Motorhome kitchens are great places to cook up a feast and unlike a camping stove or a hotel, you really can get stuck in with your cookery. However, given the constraints on space in your motorhome and the proximity of your living areas to your kitchen, you do need to take extra care with food hygiene. Illness and food poisoning can strike very easily if you’re not careful. Here are our top tips for keeping your motorhome safe and hygienic:
Take Extreme Care with Meat
When handling meat in any kitchen it’s essential to wash your hands afterwards, but it’s extremely important in a motorhome. Poor food hygiene spreads germs, which can then be circulated by your motorhome’s air conditioning units. You need to be especially careful with raw chicken and pork, and while typically you’re safer with red meat, it’s good practice to keep raw meat self-contained.
Most motorhome owners like to have some items in stock such as rice, pasta and a few tins all year round, just in case of a spontaneous trip. That’s absolutely fine, but food stored in your motorhome needs to be completely sealed or it’s very likely to attract mice. Mice will nibble on your food and eventually on your upholstery, and you may find it difficult to evict them once they’re settled – particularly if you need to claim on your motorhome insurance.
Fridge and Freezer Temperatures
Because a motorhome moves around its average temperature tends to change and even if you have a good air conditioning unit, you can expose your motorhome to real extremes of temperature.
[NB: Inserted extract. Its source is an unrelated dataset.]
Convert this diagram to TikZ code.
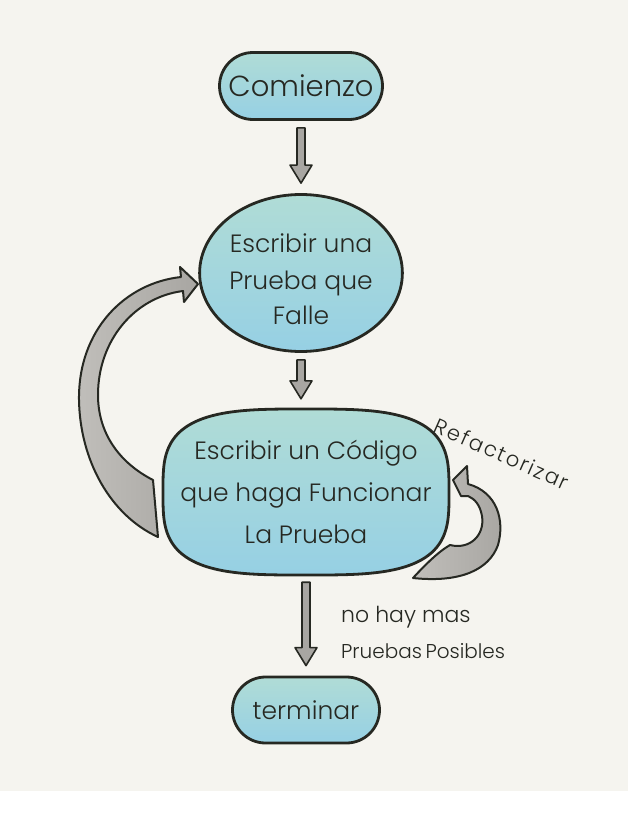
\documentclass[tikz,border=0pt]{standalone}
\usepackage{fontspec}
\setmainfont{Poppins}[UprightFont={* Light}]
\usetikzlibrary{calc,shapes.misc,shapes.geometric}
\definecolor{paper}{RGB}{245,244,239}
\definecolor{ink}{RGB}{38,40,34}
\definecolor{waterA}{RGB}{176,220,214}
\definecolor{waterB}{RGB}{150,208,228}
\definecolor{agray}{RGB}{168,166,162}
\definecolor{agrayl}{RGB}{192,190,186}
\tikzset{
  washfill/.style={draw=ink, line width=2.8pt, top color=waterA, bottom color=waterB},
  wash/.style={washfill, text=ink, align=center, inner sep=0pt},
  pill/.style={wash, rounded rectangle, minimum width=163pt, minimum height=67pt},
  fatarrow/.style={draw=ink, line width=1.6pt, fill=agray, line join=round},
  curvarrow/.style={draw=ink, line width=2pt, left color=agrayl, right color=agray, line join=round},
  lbl/.style={text=ink, inner sep=0pt},
  big/.style={font=\fontsize{29}{40}\selectfont},
  mid/.style={font=\fontsize{25}{38}\selectfont},
}
\newcommand\fatdown[2]{%
  \path ($(#1.south)+(0,7)$) coordinate (s) ($(#2.north)+(0,-10)$) coordinate (t);
  \draw[fatarrow] ($(s)+(-4,0)$) -- ($(s)+(4,0)$) -- ($(s|-t)+(4,-18)$) -- ($(s|-t)+(11,-18)$)
     -- (s|-t) -- ($(s|-t)+(-11,-18)$) -- ($(s|-t)+(-4,-18)$) -- cycle;}
\begin{document}
\begin{tikzpicture}[x=1pt,y=-1pt]
\useasboundingbox (0,0) rectangle (628,835);
\fill[white] (0,0) rectangle (628,835);
\fill[paper] (0,0) rectangle (628,791);

\node[pill, big] (start) at (301,86) {Comienzo};
\node[wash, ellipse, minimum width=198pt, minimum height=157pt, font=\fontsize{25}{38}\selectfont] (test) at (301,273)
  {\raisebox{-8pt}[\height][\depth]{\begin{tabular}{@{}c@{}}Escribir una\\[-1pt]Prueba que\\[-3pt]Falle\end{tabular}}};

% blob for the code node
\coordinate (codec) at (306,492);
\draw[washfill, shift={(codec)}] plot[domain=0.5:360.5, samples=121, smooth cycle]
  ({143*sign(cos(\x))*abs(cos(\x))^0.6}, {83*sign(sin(\x))*abs(sin(\x))^0.6});
\node[ellipse, minimum width=287pt, minimum height=166pt, inner sep=0pt, text=ink, align=center,
  font=\fontsize{25}{42}\selectfont] (code) at (codec)
  {Escribir un Código\\que haga Funcionar\\La Prueba};
\node[pill, mid, minimum width=147pt, minimum height=66pt] (end) at (306,710) {terminar};

\fatdown{start}{test}
\fatdown{test}{code}
\fatdown{code}{end}

% loop back arrow (left)
\draw[curvarrow] (158,537) .. controls (110,515) and (80,460) .. (79,400)
  .. controls (78,330) and (125,283) .. (181,277) -- (180,267) -- (198,284) -- (184,302) -- (183,291)
  .. controls (135,297) and (98,340) .. (98,395) .. controls (98,432) and (118,462) .. (153,480) -- cycle;

% refactor arrow (right)
\draw[curvarrow] (413,578) .. controls (425,565) and (438,552) .. (450,545)
  .. controls (470,550) and (485,535) .. (482,516) .. controls (480,505) and (475,499) .. (468,496)
  -- (461,496) -- (453,480) -- (467,466) -- (468,484)
  .. controls (497,492) and (505,520) .. (498,545) .. controls (489,570) and (460,583) .. (413,578) -- cycle;

\node[lbl, rotate=-24, font=\fontsize{21}{26}\selectfont\addfontfeatures{LetterSpace=9}] (refac) at (502,454) {Refactorizar};
\node[lbl, align=left, anchor=west, font=\fontsize{22}{36}\selectfont] (nomore) at (341,632)
  {no hay mas\\{\fontsize{20}{36}\selectfont Pruebas\hspace{-2pt} Posibles}};
\end{tikzpicture}
\end{document}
That variation means you need to be more careful with your fridge and freezer than you might be at home; keep a thermometer in the fridge and make sure you know your optimum temperatures.
Once you set a standard for food hygiene it very quickly becomes habit and whilst it’s important at home, it’s vital in your motorhome. Take care with raw meat and long term storage and don’t just expect your fridge to be cool: it might take some adjustment before you can use it properly.